The whole AGV, APB and robotic transport, packaging and palletizing system is controlled by Sony’s software control system, which was developed in-house by Sony’s own IT group from an Oracle platform.

Group dynamics
By a unanimous vote, the number one reason for the Terre Haute team’s success is its all-inclusive approach to solving problems. Applying the disciplines of Six Sigma to challenges provides a structured, repeatable strategy for attacking challenges, but the secret sauce of the program is its truly cross-functional involvement.

“When we face a challenge, everybody from the top to the bottom gets involved,” Schafer notes. “On that printing example we had operators, technicians, supervisors, engineers, project leaders, managers, and me, an engineering director, all involved in working out what we can do to make this machine give us more discs per day. We don’t just have one person walking out on the floor saying, ‘Come on, you’ve gotta make this run better.’ We get together and say, ‘What can we do to develop an engineering solution so it runs better day-in and day-out regardless of who the operator is?’ ”

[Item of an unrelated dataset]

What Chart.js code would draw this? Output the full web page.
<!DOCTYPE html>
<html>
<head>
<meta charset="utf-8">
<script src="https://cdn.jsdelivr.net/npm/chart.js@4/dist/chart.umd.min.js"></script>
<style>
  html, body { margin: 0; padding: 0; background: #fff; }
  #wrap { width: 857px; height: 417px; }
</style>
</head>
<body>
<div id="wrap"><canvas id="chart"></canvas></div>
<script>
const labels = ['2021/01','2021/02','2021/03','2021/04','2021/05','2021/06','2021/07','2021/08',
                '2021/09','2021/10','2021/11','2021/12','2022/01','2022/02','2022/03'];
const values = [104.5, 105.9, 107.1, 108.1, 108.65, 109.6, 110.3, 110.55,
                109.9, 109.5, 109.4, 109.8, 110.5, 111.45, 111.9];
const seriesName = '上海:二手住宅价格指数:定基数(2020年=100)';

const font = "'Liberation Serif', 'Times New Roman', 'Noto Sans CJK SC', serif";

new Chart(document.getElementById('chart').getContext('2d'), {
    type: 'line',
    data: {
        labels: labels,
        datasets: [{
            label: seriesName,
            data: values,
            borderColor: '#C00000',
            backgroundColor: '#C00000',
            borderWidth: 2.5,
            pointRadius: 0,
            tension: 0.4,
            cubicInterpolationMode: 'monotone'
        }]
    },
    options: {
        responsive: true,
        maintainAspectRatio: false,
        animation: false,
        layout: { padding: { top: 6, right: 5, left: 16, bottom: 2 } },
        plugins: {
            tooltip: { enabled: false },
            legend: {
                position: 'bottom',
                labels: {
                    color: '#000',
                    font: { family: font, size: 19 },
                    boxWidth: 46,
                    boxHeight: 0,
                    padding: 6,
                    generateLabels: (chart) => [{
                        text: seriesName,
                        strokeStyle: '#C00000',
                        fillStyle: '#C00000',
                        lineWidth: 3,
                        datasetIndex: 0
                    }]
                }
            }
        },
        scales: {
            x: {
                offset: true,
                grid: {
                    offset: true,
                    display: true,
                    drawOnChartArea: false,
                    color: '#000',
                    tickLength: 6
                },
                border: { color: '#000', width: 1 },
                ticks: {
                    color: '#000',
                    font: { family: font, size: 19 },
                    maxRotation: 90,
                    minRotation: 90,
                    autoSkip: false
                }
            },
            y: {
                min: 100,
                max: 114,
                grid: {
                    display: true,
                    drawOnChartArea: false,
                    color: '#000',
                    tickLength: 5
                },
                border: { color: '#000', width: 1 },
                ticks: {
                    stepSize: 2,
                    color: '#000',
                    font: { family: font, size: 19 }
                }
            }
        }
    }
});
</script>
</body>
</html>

To aid in this effort and to help achieve a related goal, early this year the maintenance staff began reporting to engineering.

“The importance of getting maintenance technicians involved in the building and integration-installation phase is that the earlier they are involved, the more they will understand the processes and the more they will take ownership,” says Proffitt. “We want the techs to touch pieces very rarely; we’d rather have them spend their time on the process itself.”

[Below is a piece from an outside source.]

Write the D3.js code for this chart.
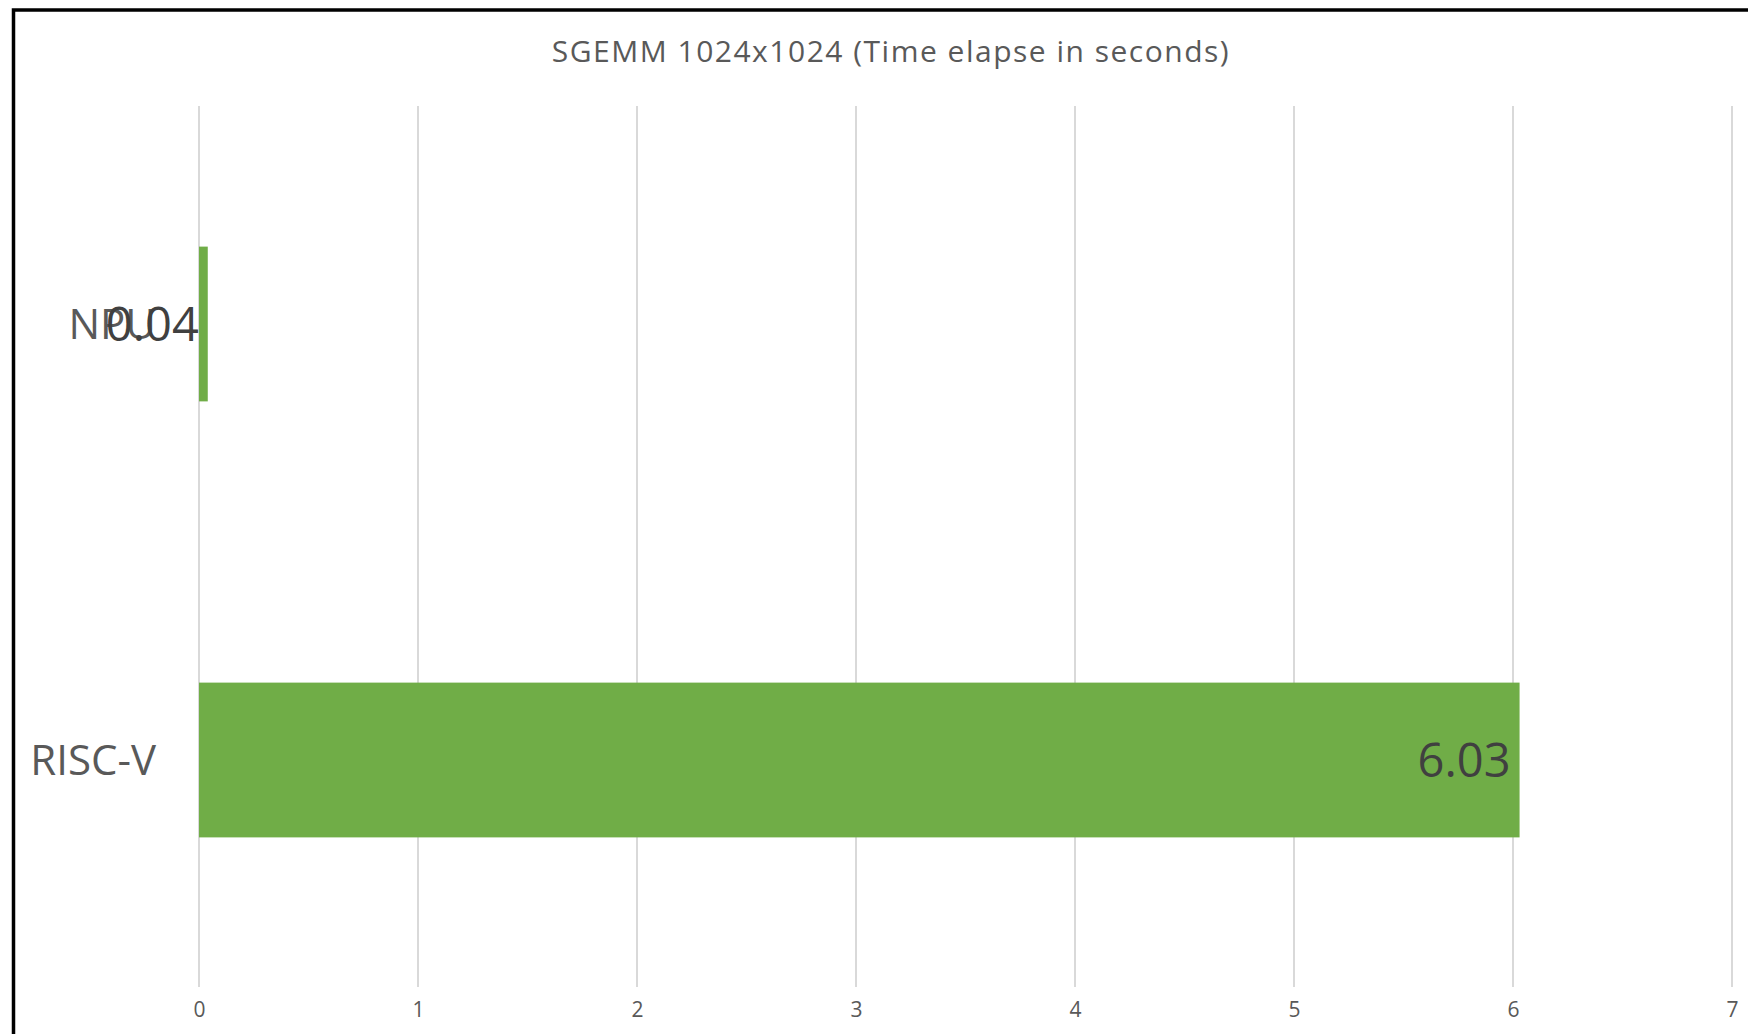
<!DOCTYPE html>
<html>
<head>
<meta charset="utf-8">
<script src="https://cdn.jsdelivr.net/npm/d3@7"></script>
<style>
  html, body { margin: 0; padding: 0; background: #fff; }
  svg { display: block; }
  text { font-family: "Open Sans", "Noto Sans", sans-serif; }
</style>
</head>
<body>
<svg id="chart" width="1748" height="1034"></svg>
<script>
// SGEMM 1024x1024 timing, seconds
const categories = ["NPU", "RISC-V"];
const seconds = [0.04, 6.03];
const valueLabels = ["0.04", "6.03"];
const xTicks = [0, 1, 2, 3, 4, 5, 6, 7];
const title = "SGEMM 1024x1024 (Time elapse in seconds)";

const W = 1748, H = 1034;
const svg = d3.select("#chart");

// chart frame
svg.append("rect")
  .attr("x", 13.5).attr("y", 10)
  .attr("width", W).attr("height", H)
  .attr("fill", "#fff")
  .attr("stroke", "#000").attr("stroke-width", 3.5);

const plot = { left: 199, right: 1732, top: 106, bottom: 978, gridBottom: 987 };

const x = d3.scaleLinear().domain([0, 7]).range([plot.left, plot.right]);
const y = d3.scaleBand().domain(categories).range([plot.top, plot.bottom])
  .paddingInner(0.645).paddingOuter(0.3225);

// vertical gridlines
svg.append("g").selectAll("line").data(xTicks).join("line")
  .attr("x1", d => x(d)).attr("x2", d => x(d))
  .attr("y1", plot.top).attr("y2", plot.gridBottom)
  .attr("stroke", "#d9d9d9").attr("stroke-width", 2);

// x axis tick labels
const xAxis = d3.axisBottom(x).tickValues(xTicks).tickFormat(d3.format("d"))
  .tickSize(0).tickPadding(0);
const gx = svg.append("g").attr("transform", `translate(0,${plot.gridBottom})`).call(xAxis);
gx.select(".domain").remove();
gx.selectAll("text")
  .attr("dy", null).attr("y", 30)
  .attr("font-size", 21).attr("font-family", '"Open Sans", sans-serif')
  .attr("fill", "#595959");

// bars
svg.append("g").selectAll("rect").data(categories).join("rect")
  .attr("x", x(0))
  .attr("y", d => y(d))
  .attr("width", (d, i) => x(seconds[i]) - x(0))
  .attr("height", y.bandwidth())
  .attr("fill", "#70ad47");

// category labels
const yAxis = d3.axisLeft(y).tickSize(0).tickPadding(43);
const gy = svg.append("g").attr("transform", `translate(${plot.left},0)`).call(yAxis);
gy.select(".domain").remove();
gy.selectAll("text")
  .attr("font-size", 42).attr("font-family", '"Open Sans", sans-serif')
  .attr("fill", "#595959").attr("dy", "0.36em");

// value labels at the inside end of each bar
svg.append("g").selectAll("text").data(categories).join("text")
  .attr("x", (d, i) => x(seconds[i]) - 9)
  .attr("y", d => y(d) + y.bandwidth() / 2)
  .attr("dy", "0.36em")
  .attr("text-anchor", "end")
  .attr("font-size", 47)
  .attr("fill", "#404040")
  .text((d, i) => valueLabels[i]);

// title
svg.append("text")
  .attr("x", 891).attr("y", 62)
  .attr("text-anchor", "middle")
  .attr("font-size", 30)
  .attr("letter-spacing", 1.5)
  .attr("fill", "#595959")
  .text(title);
</script>
</body>
</html>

The secondary goal of this reorganization is to help establish a more formalized system for continuing technician training.

“This will give the technicians opportunities for development and growth in their current positions as well as opportunities for advancement in the company,” Schafer explains. “Giving them engineering’s guidance will help them develop better skills to go into engineering roles down the road.”

Up next: Blu-ray
Blu-ray, Sony’s most sophisticated disc product so far, will likely become the primary focus of the engineering and maintenance teams for the next few years. This historical pattern has repeated itself several times as new product lines have been launched.

“Our emphasis shifts over time, usually to our newest technology,” Proffitt says. “CDs were tough to handle when we first started producing them, too, but now they’re no problem. Now, within a year we’ll be shifting our focus and most of our time to Blu-ray. That product is brand new so all of us — production, engineering and maintenance — are on page one together.”

Having production, engineering and maintenance all working together to solve such problems makes solid sense. Everyone learns the new machinery at the same time, and everyone has a chance to help develop new solutions.

In Terre Haute, the Sony team has proven this approach works. Since 1983, the plant has grown from 100 employees to more than 1,200, has increased production from an initial 3.6 million discs a year to 2.5 million a day, and has never laid off an employee. Numbers don’t lie: equipment engineering, maintenance and repurposing and the dedicated professionals who perform these minor miracles every day play a critical role in that success.

Blu-ray: Wow in your hand
In a world jaded by ever-improving cell phones, computers and flat panel high-definition TVs, it’s hard to get people to stop and say, “Wow!” But Blu-ray promises to do just that. Today’s dual-layer DVDs have a capacity of around 9 gigabytes of information. A single-layer Blu-ray will hold 25.

When they become available later this year, dual-layer Blu-rays discs will have a capacity of 50 gigs: that’s nearly the entire memory of the typical entry-level desktop computer on one disc.

How much is that? It’s one million low-res images, 12,500 (4-minute) songs or 12 standard DVD movies, with all the extras — on one disc.

And this is just the beginning. Future multiple layer discs could accommodate 150, 200 or more gigabytes per disc.